Già nella stagione finale della Seconda guerra mondiale, e ancor più negli anni successivi, si è favoleggiato delle cosiddette “armi segrete dell’Asse”. Hitler le magnificava per dare forza alle ultime illusioni del suo Reich millenario, e le voci di prototipi rivoluzionari e fantasmagorici di missili, aerei si sono rincorse (temute o vagheggiate) a partire dalle prime sconfitte delle armate tedesche.
Anche in Italia non sono mancate simili fantasie (che tanto fittizie non erano, se si pensa al livello raggiunto dagli scienziati teutonici nella corsa alla bomba atomica), basti pensare al famigerato “Raggio della Morte” che sarebbe stato inventato da Marconi, e del cui progetto sarebbe stato a sua volta in possesso Mussolini.
Tutti argomenti, questi, sui quali presunti memoriali, documenti di dubbia provenienza, studi più o meno autorevoli, oltre a concrete investigazioni storiche, hanno versato i proverbiali fiumi d’inchiostro.
Non appare dunque strano che il fascino vintage – al limite dell’ucronia e del “cosa sarebbe successo se…” – di quei misteri abbia catturato anche la penna di Franco Forte e Vincenzo Vizzini, inducendoli a scrivere un giallo – “L’uranio di Mussolini” (Mondadori, 516 pg., 20 euro) – ambientato nella Sicilia infuocata del 1934, e che ruota proprio attorno al miraggio della costruzione della prima arma nucleare. Prerogativa che secondo il volere del Duce, deve appartenere all’Italia fascista, ça va sans dire.

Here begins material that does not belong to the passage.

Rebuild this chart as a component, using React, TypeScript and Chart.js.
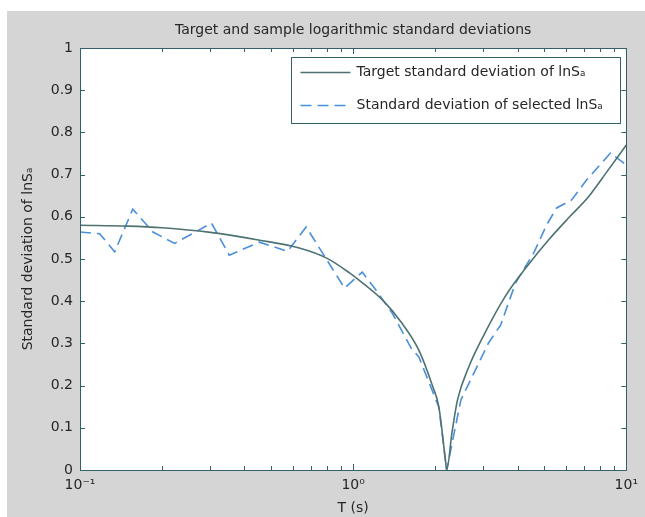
import React, { useEffect, useRef } from "react";
import { Chart, registerables } from "chart.js";

Chart.register(...registerables);

// ---- data ----
const targetPeriods = [0.1, 0.15, 0.2, 0.3, 0.45, 0.635, 0.8, 0.97, 1.05, 1.28, 1.5, 1.74, 1.95, 2.06, 2.18, 2.2, 2.3, 2.41, 2.65, 3.0, 3.61, 4.3, 5.19, 6.2, 7.26, 8.5, 10];
const targetStd = [0.58, 0.578, 0.574, 0.563, 0.545, 0.526, 0.502, 0.467, 0.45, 0.403, 0.35, 0.284, 0.2, 0.149, 0.02, 0.0, 0.088, 0.166, 0.244, 0.318, 0.412, 0.48, 0.545, 0.6, 0.647, 0.707, 0.77];

const samplePeriods = [0.1, 0.118, 0.134, 0.156, 0.185, 0.222, 0.303, 0.352, 0.454, 0.575, 0.673, 0.93, 1.08, 1.21, 1.39, 1.63, 1.74, 2.06, 2.2, 2.48, 3.13, 3.47, 3.93, 4.58, 5.11, 5.56, 6.31, 7.15, 8.75, 10];
const sampleStd = [0.564, 0.56, 0.517, 0.618, 0.564, 0.537, 0.585, 0.509, 0.54, 0.518, 0.576, 0.431, 0.469, 0.427, 0.372, 0.289, 0.268, 0.149, 0.0, 0.166, 0.301, 0.344, 0.443, 0.514, 0.581, 0.621, 0.64, 0.687, 0.751, 0.723];

const yTicks = [0, 0.1, 0.2, 0.3, 0.4, 0.5, 0.6, 0.7, 0.8, 0.9, 1];
const xMajorTicks = [0.1, 1, 10];
const xMajorLabels = ["10\u207B\u00B9", "10\u2070", "10\u00B9"];
const xMinorTicks = [0.2, 0.3, 0.4, 0.5, 0.6, 0.7, 0.8, 0.9, 2, 3, 4, 5, 6, 7, 8, 9];

const chartTitle = "Target and sample logarithmic standard deviations";
const xTitle = "T (s)";
const yTitle = "Standard deviation of lnS\u2090";
const seriesLabels = ["Target standard deviation of lnS\u2090", "Standard deviation of selected lnS\u2090"];

const FONT = "'DejaVu Sans', 'Liberation Sans', Arial, sans-serif";
const TEXT = "#262626";
const AXIS = "#34606a";
const FIG_BG = "#d5d5d5";

const figurePlugin = {
  id: "matlabFigure",
  beforeDraw(chart: any) {
    const { ctx, width, height, chartArea } = chart;
    ctx.save();
    ctx.fillStyle = "#ffffff";
    ctx.fillRect(0, 0, width, height);
    ctx.fillStyle = FIG_BG;
    ctx.fillRect(7, 11, width - 7, height - 11);
    ctx.fillStyle = "#ffffff";
    ctx.fillRect(chartArea.left, chartArea.top, chartArea.right - chartArea.left, chartArea.bottom - chartArea.top);
    ctx.restore();
  },
  afterDraw(chart: any) {
    const { ctx, chartArea } = chart;
    const xs = chart.scales.x;
    const ys = chart.scales.y;
    const { left, right, top, bottom } = chartArea;
    ctx.save();
    ctx.strokeStyle = AXIS;
    ctx.lineWidth = 1;
    ctx.beginPath();
    const tick = (v: number, len: number) => {
      const px = Math.round(xs.getPixelForValue(v)) + 0.5;
      ctx.moveTo(px, bottom);
      ctx.lineTo(px, bottom - len);
      ctx.moveTo(px, top);
      ctx.lineTo(px, top + len);
    };
    xMajorTicks.forEach((v) => tick(v, 6));
    xMinorTicks.forEach((v) => tick(v, 4));
    yTicks.forEach((v) => {
      const py = Math.round(ys.getPixelForValue(v)) + 0.5;
      ctx.moveTo(left, py);
      ctx.lineTo(left + 5, py);
      ctx.moveTo(right, py);
      ctx.lineTo(right - 5, py);
    });
    ctx.stroke();
    ctx.strokeRect(Math.round(left) + 0.5, Math.round(top) + 0.5, Math.round(right - left), Math.round(bottom - top));

    // legend
    const bx = Math.round(right) - 335 + 0.5;
    const by = Math.round(top) + 9 + 0.5;
    const bw = 329;
    const bh = 66;
    ctx.fillStyle = "#ffffff";
    ctx.fillRect(bx, by, bw, bh);
    ctx.strokeStyle = AXIS;
    ctx.strokeRect(bx, by, bw, bh);
    chart.data.datasets.forEach((ds: any, i: number) => {
      const cy = by + 15 + i * 33;
      ctx.strokeStyle = ds.borderColor;
      ctx.lineWidth = ds.borderWidth;
      ctx.setLineDash(ds.borderDash || []);
      ctx.beginPath();
      ctx.moveTo(bx + 9, cy);
      ctx.lineTo(bx + 59, cy);
      ctx.stroke();
      ctx.setLineDash([]);
      ctx.fillStyle = TEXT;
      ctx.font = `14px ${FONT}`;
      ctx.textBaseline = "middle";
      ctx.textAlign = "left";
      ctx.fillText(ds.label, bx + 65, cy);
    });
    ctx.restore();
  },
};

export default function App() {
  const ref = useRef<HTMLCanvasElement | null>(null);
  useEffect(() => {
    document.body.style.margin = "0";
    if (!ref.current) return;
    const chart = new Chart(ref.current, {
      type: "line",
      data: {
        datasets: [
          {
            label: seriesLabels[0],
            data: targetPeriods.map((t, i) => ({ x: t, y: targetStd[i] })),
            borderColor: "#4e7272",
            borderWidth: 1.6,
            pointRadius: 0,
            fill: false,
            cubicInterpolationMode: "monotone",
          },
          {
            label: seriesLabels[1],
            data: samplePeriods.map((t, i) => ({ x: t, y: sampleStd[i] })),
            borderColor: "#4a8fdc",
            borderWidth: 1.6,
            borderDash: [11, 6],
            pointRadius: 0,
            fill: false,
            tension: 0,
          },
        ],
      },
      options: {
        animation: false,
        responsive: false,
        layout: { padding: { left: 0, right: 17, top: 0, bottom: 0 } },
        plugins: {
          legend: { display: false },
          tooltip: { enabled: false },
          title: {
            display: true,
            fullSize: false,
            text: chartTitle,
            color: TEXT,
            font: { family: FONT, size: 14, weight: "normal" },
            padding: { top: 21.6, bottom: 9.6 },
          },
        },
        scales: {
          x: {
            type: "logarithmic",
            min: 0.1,
            max: 10,
            grid: { display: false, drawTicks: false },
            border: { display: false },
            ticks: {
              autoSkip: false,
              maxRotation: 0,
              padding: 7,
              color: TEXT,
              font: { family: FONT, size: 14 },
              callback: (v: any) => {
                const idx = xMajorTicks.findIndex((m) => Math.abs(Math.log10(Number(v)) - Math.log10(m)) < 1e-6);
                return idx >= 0 ? xMajorLabels[idx] : "";
              },
            },
            title: {
              display: true,
              text: xTitle,
              color: TEXT,
              font: { family: FONT, size: 14 },
              padding: { top: 0, bottom: 0 },
            },
            afterFit: (s: any) => {
              s.height = 47;
            },
          },
          y: {
            min: 0,
            max: 1,
            grid: { display: false, drawTicks: false },
            border: { display: false },
            ticks: {
              stepSize: 0.1,
              padding: 7,
              color: TEXT,
              font: { family: FONT, size: 14 },
              callback: (v: any) => String(parseFloat(Number(v).toFixed(1))),
            },
            title: {
              display: true,
              text: yTitle,
              color: TEXT,
              font: { family: FONT, size: 14 },
              padding: { top: 20, bottom: 0 },
            },
            afterFit: (s: any) => {
              s.width = 80;
            },
          },
        },
      },
      plugins: [figurePlugin],
    } as any);
    return () => chart.destroy();
  }, []);
  return <canvas ref={ref} width={645} height={517} style={{ display: "block" }} />;
}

Ecco, dunque, che nella storia fa la sua comparsa persino il celebre gruppo dei ragazzi di via Panisperna, con in prima fila Enrico Fermi, invischiato in macchinazioni che, come accade spesso nei thriller, si agganciano – e iniziano fatalmente a sfilacciarsi – con l’accadere di un opaco omicidio, solo in apparenza ordinario.
In questo senso, “L’uranio di Mussolini” contiene davvero tutti gli ingredienti del giallo classico: un commissario sornione e acuto, Vincenzo Ibla, costretto a indagare mentre infuria un’estate bollente. Una vittima che si rivela essere una vecchia conoscenza proprio del suddetto commissario. E il terzo incomodo, Franco Durante, referente del regime che si occupa di supervisionare le indagini e che ovviamente è più di quel che sembra.
A partire da questa ricetta rodata, la trama decolla ben presto verso i lidi non solo dell’intrigo internazionale, ma anche delle nebbie entro cui si nascondono ancora oggi pezzi poco conosciuti (ma non meno veri) di Storia. Perché Forte e Vizzini romanzano, sì, ma fino a un certo punto, e nel mischiare le carte tra plausibile, certo e invenzione, ricreano uno scenario dove la soluzione dell’enigma nascosto dalla cosiddetta “Operazione Ausonia”, si cela proprio nel bel mezzo di una Sicilia da Strapaese.
Nonostante la mole sostanziosa, dunque, o forse proprio per il volume di una storia sviluppata senza fretta, lungo le sue circa 500 pagine, “L’uranio di Mussolini” risulta un godibilissimo giallo a tinte storiche, scritto senza deviazioni cervellotiche, e apprezzabile anche per chi non sia troppo addentro alle ombre del Ventennio. Consigliato.